[begin MATERIAL PROVIDED]

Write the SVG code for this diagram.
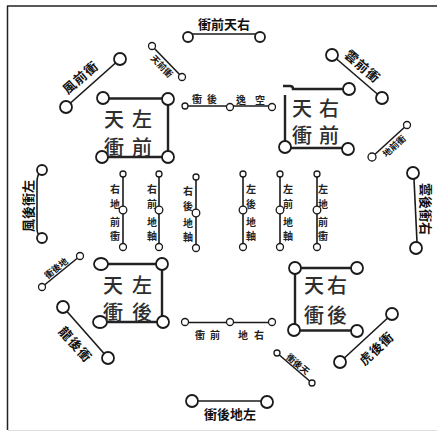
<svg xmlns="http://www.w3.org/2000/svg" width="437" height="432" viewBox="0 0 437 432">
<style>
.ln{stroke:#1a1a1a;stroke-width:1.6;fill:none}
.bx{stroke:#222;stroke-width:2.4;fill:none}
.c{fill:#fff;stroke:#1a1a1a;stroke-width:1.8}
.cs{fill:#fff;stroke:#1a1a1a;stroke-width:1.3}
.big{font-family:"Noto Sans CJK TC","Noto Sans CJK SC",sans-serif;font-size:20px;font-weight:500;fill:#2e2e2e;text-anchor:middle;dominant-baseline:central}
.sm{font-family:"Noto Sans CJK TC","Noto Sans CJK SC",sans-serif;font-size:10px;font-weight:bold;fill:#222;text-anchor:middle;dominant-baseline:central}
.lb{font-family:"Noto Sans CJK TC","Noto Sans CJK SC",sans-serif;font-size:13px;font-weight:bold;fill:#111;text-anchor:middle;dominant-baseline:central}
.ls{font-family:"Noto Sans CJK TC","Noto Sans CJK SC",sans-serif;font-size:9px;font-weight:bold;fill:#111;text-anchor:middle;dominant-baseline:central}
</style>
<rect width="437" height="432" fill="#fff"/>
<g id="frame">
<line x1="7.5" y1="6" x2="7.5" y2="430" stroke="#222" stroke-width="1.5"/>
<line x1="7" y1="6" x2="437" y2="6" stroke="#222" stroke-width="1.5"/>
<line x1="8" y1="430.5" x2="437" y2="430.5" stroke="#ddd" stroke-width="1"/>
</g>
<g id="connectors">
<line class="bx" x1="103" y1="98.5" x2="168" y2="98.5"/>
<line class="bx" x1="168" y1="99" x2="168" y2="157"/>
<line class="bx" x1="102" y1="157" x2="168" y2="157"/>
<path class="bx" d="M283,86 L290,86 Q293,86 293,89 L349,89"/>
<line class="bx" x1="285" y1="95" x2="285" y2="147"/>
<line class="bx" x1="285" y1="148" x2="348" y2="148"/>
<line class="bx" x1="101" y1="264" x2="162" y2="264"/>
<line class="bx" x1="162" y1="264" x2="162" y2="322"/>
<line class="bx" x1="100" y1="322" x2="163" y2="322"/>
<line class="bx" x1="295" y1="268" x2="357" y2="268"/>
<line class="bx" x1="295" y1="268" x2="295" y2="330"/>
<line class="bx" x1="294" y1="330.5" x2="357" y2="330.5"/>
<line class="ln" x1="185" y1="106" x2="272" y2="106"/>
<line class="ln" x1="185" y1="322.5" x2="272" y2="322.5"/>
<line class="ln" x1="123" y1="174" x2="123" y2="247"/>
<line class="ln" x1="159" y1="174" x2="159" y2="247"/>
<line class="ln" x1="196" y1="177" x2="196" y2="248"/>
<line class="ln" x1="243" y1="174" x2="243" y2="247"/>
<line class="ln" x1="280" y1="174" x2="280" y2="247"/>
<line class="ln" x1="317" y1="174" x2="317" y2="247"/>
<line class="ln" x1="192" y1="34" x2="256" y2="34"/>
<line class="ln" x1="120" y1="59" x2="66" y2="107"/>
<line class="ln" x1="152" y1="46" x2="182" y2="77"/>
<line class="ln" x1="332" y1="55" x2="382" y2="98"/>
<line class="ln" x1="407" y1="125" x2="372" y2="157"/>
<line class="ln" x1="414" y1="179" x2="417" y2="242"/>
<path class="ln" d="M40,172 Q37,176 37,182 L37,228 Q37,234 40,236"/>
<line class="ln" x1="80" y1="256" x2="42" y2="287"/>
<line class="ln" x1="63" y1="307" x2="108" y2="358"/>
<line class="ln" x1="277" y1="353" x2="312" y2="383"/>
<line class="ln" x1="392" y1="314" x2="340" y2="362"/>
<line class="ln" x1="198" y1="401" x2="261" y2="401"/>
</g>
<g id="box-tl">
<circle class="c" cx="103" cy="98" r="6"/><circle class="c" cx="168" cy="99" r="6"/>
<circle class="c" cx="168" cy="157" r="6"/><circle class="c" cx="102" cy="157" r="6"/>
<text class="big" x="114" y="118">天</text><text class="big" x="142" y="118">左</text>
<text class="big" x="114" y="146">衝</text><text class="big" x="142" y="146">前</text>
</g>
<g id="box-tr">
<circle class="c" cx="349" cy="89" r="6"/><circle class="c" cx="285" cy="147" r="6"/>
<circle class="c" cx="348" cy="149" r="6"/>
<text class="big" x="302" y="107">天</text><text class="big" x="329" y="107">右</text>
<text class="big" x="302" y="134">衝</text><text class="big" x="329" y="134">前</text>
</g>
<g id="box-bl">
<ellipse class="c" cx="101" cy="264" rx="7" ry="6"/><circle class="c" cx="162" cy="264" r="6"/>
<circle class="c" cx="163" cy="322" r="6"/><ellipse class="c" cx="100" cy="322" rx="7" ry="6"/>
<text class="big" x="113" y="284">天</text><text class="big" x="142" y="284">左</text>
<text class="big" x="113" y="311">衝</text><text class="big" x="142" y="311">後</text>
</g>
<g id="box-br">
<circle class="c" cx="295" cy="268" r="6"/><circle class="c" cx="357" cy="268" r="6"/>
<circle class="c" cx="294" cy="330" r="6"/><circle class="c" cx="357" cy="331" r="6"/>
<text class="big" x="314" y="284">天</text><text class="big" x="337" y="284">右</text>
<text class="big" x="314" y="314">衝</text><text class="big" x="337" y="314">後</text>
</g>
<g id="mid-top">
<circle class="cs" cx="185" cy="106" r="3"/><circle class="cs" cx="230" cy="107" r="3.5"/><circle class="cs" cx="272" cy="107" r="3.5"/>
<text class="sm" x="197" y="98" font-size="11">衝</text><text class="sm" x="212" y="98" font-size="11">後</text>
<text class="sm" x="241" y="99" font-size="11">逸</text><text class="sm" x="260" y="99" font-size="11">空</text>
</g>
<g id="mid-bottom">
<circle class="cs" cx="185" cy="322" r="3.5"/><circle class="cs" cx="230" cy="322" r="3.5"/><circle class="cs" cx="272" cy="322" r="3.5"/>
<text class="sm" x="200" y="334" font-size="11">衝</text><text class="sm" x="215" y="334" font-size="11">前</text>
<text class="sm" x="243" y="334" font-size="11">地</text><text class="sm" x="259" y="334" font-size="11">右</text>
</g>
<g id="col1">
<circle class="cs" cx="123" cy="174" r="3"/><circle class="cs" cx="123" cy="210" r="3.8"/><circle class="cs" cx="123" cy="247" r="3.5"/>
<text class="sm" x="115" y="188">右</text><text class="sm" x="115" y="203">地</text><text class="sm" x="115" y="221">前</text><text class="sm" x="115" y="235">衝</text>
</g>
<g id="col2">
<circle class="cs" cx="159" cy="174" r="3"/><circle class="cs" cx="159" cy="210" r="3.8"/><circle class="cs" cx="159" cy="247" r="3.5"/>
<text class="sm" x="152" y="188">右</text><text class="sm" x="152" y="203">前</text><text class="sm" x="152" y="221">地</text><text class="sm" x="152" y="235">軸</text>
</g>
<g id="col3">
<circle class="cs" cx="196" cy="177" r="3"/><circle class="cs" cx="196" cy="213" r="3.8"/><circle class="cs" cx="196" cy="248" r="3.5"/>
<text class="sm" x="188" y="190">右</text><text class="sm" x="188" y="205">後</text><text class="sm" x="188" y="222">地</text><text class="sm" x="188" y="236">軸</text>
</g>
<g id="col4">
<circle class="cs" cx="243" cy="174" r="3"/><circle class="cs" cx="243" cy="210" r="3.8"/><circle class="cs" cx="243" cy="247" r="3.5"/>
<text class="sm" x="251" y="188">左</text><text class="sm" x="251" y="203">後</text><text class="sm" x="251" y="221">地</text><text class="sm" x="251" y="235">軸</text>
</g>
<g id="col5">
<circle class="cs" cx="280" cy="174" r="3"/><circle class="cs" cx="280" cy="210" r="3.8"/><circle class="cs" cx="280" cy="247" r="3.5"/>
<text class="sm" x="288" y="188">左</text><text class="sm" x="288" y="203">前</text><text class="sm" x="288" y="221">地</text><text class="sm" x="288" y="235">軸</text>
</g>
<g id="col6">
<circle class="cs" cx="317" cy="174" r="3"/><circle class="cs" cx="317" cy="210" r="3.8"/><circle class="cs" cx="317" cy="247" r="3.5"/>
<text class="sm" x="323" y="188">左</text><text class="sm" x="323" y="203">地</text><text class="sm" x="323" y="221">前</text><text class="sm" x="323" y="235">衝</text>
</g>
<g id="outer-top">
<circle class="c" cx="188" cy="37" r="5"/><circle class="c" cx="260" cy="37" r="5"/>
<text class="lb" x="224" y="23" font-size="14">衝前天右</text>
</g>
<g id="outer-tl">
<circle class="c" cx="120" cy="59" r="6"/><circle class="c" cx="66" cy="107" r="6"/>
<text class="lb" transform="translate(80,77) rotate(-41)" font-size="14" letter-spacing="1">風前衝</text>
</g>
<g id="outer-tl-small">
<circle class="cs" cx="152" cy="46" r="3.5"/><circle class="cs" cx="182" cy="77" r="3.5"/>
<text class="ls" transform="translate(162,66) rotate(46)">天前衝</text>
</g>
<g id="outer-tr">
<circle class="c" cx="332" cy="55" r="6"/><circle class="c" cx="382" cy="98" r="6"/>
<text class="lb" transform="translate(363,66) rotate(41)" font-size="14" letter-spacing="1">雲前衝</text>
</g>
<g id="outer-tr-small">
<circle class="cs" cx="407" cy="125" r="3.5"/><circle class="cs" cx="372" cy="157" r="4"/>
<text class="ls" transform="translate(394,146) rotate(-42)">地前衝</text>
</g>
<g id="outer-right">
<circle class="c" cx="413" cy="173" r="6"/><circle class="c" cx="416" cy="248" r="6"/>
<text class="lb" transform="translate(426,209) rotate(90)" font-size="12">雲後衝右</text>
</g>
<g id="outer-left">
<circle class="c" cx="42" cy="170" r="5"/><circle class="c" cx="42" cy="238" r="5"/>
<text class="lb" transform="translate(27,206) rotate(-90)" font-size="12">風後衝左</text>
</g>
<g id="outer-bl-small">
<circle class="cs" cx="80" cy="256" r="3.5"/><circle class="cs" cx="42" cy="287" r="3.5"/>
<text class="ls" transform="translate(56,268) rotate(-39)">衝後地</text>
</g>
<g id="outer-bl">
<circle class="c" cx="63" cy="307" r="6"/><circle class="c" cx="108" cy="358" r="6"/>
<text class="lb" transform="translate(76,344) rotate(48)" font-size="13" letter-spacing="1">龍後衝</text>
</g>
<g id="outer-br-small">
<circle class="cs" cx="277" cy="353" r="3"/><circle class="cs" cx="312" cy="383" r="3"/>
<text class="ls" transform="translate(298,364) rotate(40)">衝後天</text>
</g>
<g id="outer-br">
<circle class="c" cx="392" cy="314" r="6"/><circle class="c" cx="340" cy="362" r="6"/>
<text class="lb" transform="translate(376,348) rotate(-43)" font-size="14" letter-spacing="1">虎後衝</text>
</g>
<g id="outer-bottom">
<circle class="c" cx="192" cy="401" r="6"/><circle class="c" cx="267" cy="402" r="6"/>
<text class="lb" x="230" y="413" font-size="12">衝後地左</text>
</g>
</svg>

[end MATERIAL PROVIDED]
[begin MATERIAL PROVIDED]

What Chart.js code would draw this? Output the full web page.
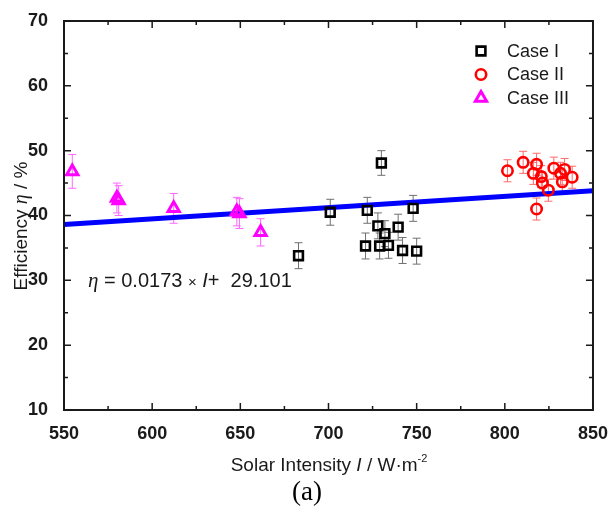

[end MATERIAL PROVIDED]

### WHAT YOU HAVE TO DO
Return every line holding the word "code" from the records.

### RESPONSE TO THE EXERCISE
Write the SVG code for this diagram.
What Chart.js code would draw this? Output the full web page.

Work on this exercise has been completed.